→ **TO BE DONE**:
What you return should match every record exactly, with the images removed.

→ **EXERCISE DATA**:

-- begin --

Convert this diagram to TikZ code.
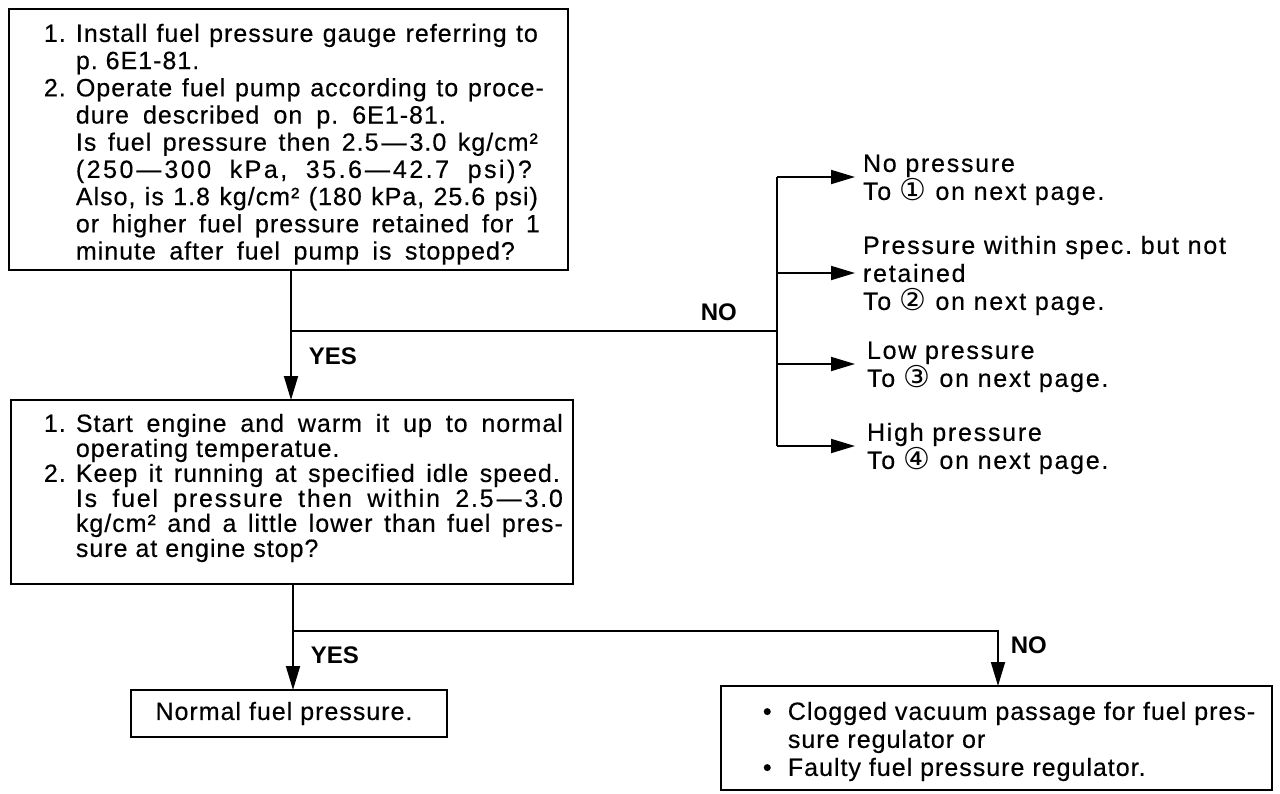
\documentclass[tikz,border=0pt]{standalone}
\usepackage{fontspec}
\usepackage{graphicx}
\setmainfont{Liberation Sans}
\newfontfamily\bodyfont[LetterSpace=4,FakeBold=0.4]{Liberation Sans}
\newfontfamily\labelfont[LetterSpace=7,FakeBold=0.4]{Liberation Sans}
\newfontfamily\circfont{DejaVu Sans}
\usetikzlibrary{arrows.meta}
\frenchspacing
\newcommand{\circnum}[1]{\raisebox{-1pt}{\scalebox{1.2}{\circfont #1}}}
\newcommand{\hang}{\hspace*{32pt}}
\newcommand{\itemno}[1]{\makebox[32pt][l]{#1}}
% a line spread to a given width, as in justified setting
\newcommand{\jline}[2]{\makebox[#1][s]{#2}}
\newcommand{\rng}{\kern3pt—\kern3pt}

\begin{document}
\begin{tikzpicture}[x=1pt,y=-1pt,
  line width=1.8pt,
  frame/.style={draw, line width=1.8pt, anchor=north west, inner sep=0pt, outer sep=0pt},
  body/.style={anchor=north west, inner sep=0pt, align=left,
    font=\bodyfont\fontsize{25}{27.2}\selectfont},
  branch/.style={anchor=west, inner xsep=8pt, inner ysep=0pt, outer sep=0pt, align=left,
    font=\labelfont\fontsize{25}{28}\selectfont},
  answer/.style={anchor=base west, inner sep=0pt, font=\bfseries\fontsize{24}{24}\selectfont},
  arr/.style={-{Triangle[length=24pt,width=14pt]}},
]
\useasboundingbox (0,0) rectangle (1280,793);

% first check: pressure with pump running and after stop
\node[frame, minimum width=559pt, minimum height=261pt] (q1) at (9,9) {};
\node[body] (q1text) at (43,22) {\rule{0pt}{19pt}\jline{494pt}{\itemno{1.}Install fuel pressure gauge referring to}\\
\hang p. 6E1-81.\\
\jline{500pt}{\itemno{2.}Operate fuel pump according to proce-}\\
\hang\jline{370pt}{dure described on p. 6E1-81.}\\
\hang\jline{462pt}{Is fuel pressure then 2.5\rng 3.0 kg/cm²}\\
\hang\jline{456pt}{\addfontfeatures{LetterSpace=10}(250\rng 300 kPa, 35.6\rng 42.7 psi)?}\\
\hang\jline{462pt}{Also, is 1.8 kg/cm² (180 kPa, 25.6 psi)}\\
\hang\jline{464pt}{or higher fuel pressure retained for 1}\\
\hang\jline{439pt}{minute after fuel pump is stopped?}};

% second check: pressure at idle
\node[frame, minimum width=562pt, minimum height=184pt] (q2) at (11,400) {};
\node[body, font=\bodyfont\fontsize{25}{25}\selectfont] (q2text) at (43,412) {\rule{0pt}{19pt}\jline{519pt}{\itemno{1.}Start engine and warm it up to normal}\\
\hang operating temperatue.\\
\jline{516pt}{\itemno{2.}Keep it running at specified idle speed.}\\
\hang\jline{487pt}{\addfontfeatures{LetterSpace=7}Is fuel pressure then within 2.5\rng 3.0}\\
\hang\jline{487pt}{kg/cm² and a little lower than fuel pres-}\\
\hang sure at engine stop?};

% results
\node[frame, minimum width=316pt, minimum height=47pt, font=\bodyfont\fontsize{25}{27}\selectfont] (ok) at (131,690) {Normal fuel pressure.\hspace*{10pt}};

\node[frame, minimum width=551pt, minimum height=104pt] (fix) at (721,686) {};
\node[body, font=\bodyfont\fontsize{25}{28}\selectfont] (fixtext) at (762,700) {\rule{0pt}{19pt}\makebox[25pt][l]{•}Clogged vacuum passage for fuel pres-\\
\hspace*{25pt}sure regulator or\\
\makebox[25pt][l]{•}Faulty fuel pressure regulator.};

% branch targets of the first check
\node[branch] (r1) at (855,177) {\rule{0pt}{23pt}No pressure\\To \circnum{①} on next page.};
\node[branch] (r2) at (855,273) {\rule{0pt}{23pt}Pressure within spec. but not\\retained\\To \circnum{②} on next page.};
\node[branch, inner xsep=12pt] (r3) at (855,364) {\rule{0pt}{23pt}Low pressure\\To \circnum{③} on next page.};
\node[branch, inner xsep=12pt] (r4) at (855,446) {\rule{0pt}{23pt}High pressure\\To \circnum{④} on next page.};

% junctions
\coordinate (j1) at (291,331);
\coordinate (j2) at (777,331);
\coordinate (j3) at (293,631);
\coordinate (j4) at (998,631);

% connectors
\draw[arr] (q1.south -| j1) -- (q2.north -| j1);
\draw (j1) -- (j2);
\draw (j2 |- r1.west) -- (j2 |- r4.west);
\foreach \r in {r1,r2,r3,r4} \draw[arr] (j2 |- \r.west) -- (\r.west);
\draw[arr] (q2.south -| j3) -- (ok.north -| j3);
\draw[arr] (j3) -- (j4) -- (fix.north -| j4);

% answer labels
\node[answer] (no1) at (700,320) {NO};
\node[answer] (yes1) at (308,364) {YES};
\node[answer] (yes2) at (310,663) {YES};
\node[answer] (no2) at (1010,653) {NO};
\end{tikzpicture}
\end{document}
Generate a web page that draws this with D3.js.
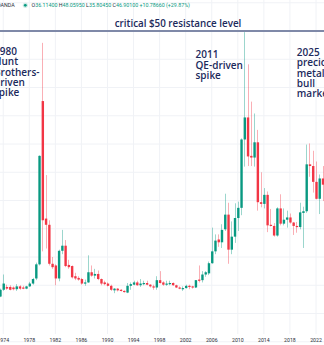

-- end --

→ **RESULT BELOW**:
Convert this diagram to TikZ code.
\documentclass[tikz,border=0pt]{standalone}
\usepackage{fontspec}
\usepackage{graphicx}
\setmainfont{Liberation Sans}
\newfontfamily\bodyfont[LetterSpace=4,FakeBold=0.4]{Liberation Sans}
\newfontfamily\labelfont[LetterSpace=7,FakeBold=0.4]{Liberation Sans}
\newfontfamily\circfont{DejaVu Sans}
\usetikzlibrary{arrows.meta}
\frenchspacing
\newcommand{\circnum}[1]{\raisebox{-1pt}{\scalebox{1.2}{\circfont #1}}}
\newcommand{\hang}{\hspace*{32pt}}
\newcommand{\itemno}[1]{\makebox[32pt][l]{#1}}
% a line spread to a given width, as in justified setting
\newcommand{\jline}[2]{\makebox[#1][s]{#2}}
\newcommand{\rng}{\kern3pt—\kern3pt}

\begin{document}
\begin{tikzpicture}[x=1pt,y=-1pt,
  line width=1.8pt,
  frame/.style={draw, line width=1.8pt, anchor=north west, inner sep=0pt, outer sep=0pt},
  body/.style={anchor=north west, inner sep=0pt, align=left,
    font=\bodyfont\fontsize{25}{27.2}\selectfont},
  branch/.style={anchor=west, inner xsep=8pt, inner ysep=0pt, outer sep=0pt, align=left,
    font=\labelfont\fontsize{25}{28}\selectfont},
  answer/.style={anchor=base west, inner sep=0pt, font=\bfseries\fontsize{24}{24}\selectfont},
  arr/.style={-{Triangle[length=24pt,width=14pt]}},
]
\useasboundingbox (0,0) rectangle (1280,793);

% first check: pressure with pump running and after stop
\node[frame, minimum width=559pt, minimum height=261pt] (q1) at (9,9) {};
\node[body] (q1text) at (43,22) {\rule{0pt}{19pt}\jline{494pt}{\itemno{1.}Install fuel pressure gauge referring to}\\
\hang p. 6E1-81.\\
\jline{500pt}{\itemno{2.}Operate fuel pump according to proce-}\\
\hang\jline{370pt}{dure described on p. 6E1-81.}\\
\hang\jline{462pt}{Is fuel pressure then 2.5\rng 3.0 kg/cm²}\\
\hang\jline{456pt}{\addfontfeatures{LetterSpace=10}(250\rng 300 kPa, 35.6\rng 42.7 psi)?}\\
\hang\jline{462pt}{Also, is 1.8 kg/cm² (180 kPa, 25.6 psi)}\\
\hang\jline{464pt}{or higher fuel pressure retained for 1}\\
\hang\jline{439pt}{minute after fuel pump is stopped?}};

% second check: pressure at idle
\node[frame, minimum width=562pt, minimum height=184pt] (q2) at (11,400) {};
\node[body, font=\bodyfont\fontsize{25}{25}\selectfont] (q2text) at (43,412) {\rule{0pt}{19pt}\jline{519pt}{\itemno{1.}Start engine and warm it up to normal}\\
\hang operating temperatue.\\
\jline{516pt}{\itemno{2.}Keep it running at specified idle speed.}\\
\hang\jline{487pt}{\addfontfeatures{LetterSpace=7}Is fuel pressure then within 2.5\rng 3.0}\\
\hang\jline{487pt}{kg/cm² and a little lower than fuel pres-}\\
\hang sure at engine stop?};

% results
\node[frame, minimum width=316pt, minimum height=47pt, font=\bodyfont\fontsize{25}{27}\selectfont] (ok) at (131,690) {Normal fuel pressure.\hspace*{10pt}};

\node[frame, minimum width=551pt, minimum height=104pt] (fix) at (721,686) {};
\node[body, font=\bodyfont\fontsize{25}{28}\selectfont] (fixtext) at (762,700) {\rule{0pt}{19pt}\makebox[25pt][l]{•}Clogged vacuum passage for fuel pres-\\
\hspace*{25pt}sure regulator or\\
\makebox[25pt][l]{•}Faulty fuel pressure regulator.};

% branch targets of the first check
\node[branch] (r1) at (855,177) {\rule{0pt}{23pt}No pressure\\To \circnum{①} on next page.};
\node[branch] (r2) at (855,273) {\rule{0pt}{23pt}Pressure within spec. but not\\retained\\To \circnum{②} on next page.};
\node[branch, inner xsep=12pt] (r3) at (855,364) {\rule{0pt}{23pt}Low pressure\\To \circnum{③} on next page.};
\node[branch, inner xsep=12pt] (r4) at (855,446) {\rule{0pt}{23pt}High pressure\\To \circnum{④} on next page.};

% junctions
\coordinate (j1) at (291,331);
\coordinate (j2) at (777,331);
\coordinate (j3) at (293,631);
\coordinate (j4) at (998,631);

% connectors
\draw[arr] (q1.south -| j1) -- (q2.north -| j1);
\draw (j1) -- (j2);
\draw (j2 |- r1.west) -- (j2 |- r4.west);
\foreach \r in {r1,r2,r3,r4} \draw[arr] (j2 |- \r.west) -- (\r.west);
\draw[arr] (q2.south -| j3) -- (ok.north -| j3);
\draw[arr] (j3) -- (j4) -- (fix.north -| j4);

% answer labels
\node[answer] (no1) at (700,320) {NO};
\node[answer] (yes1) at (308,364) {YES};
\node[answer] (yes2) at (310,663) {YES};
\node[answer] (no2) at (1010,653) {NO};
\end{tikzpicture}
\end{document}
Generate a web page that draws this with D3.js.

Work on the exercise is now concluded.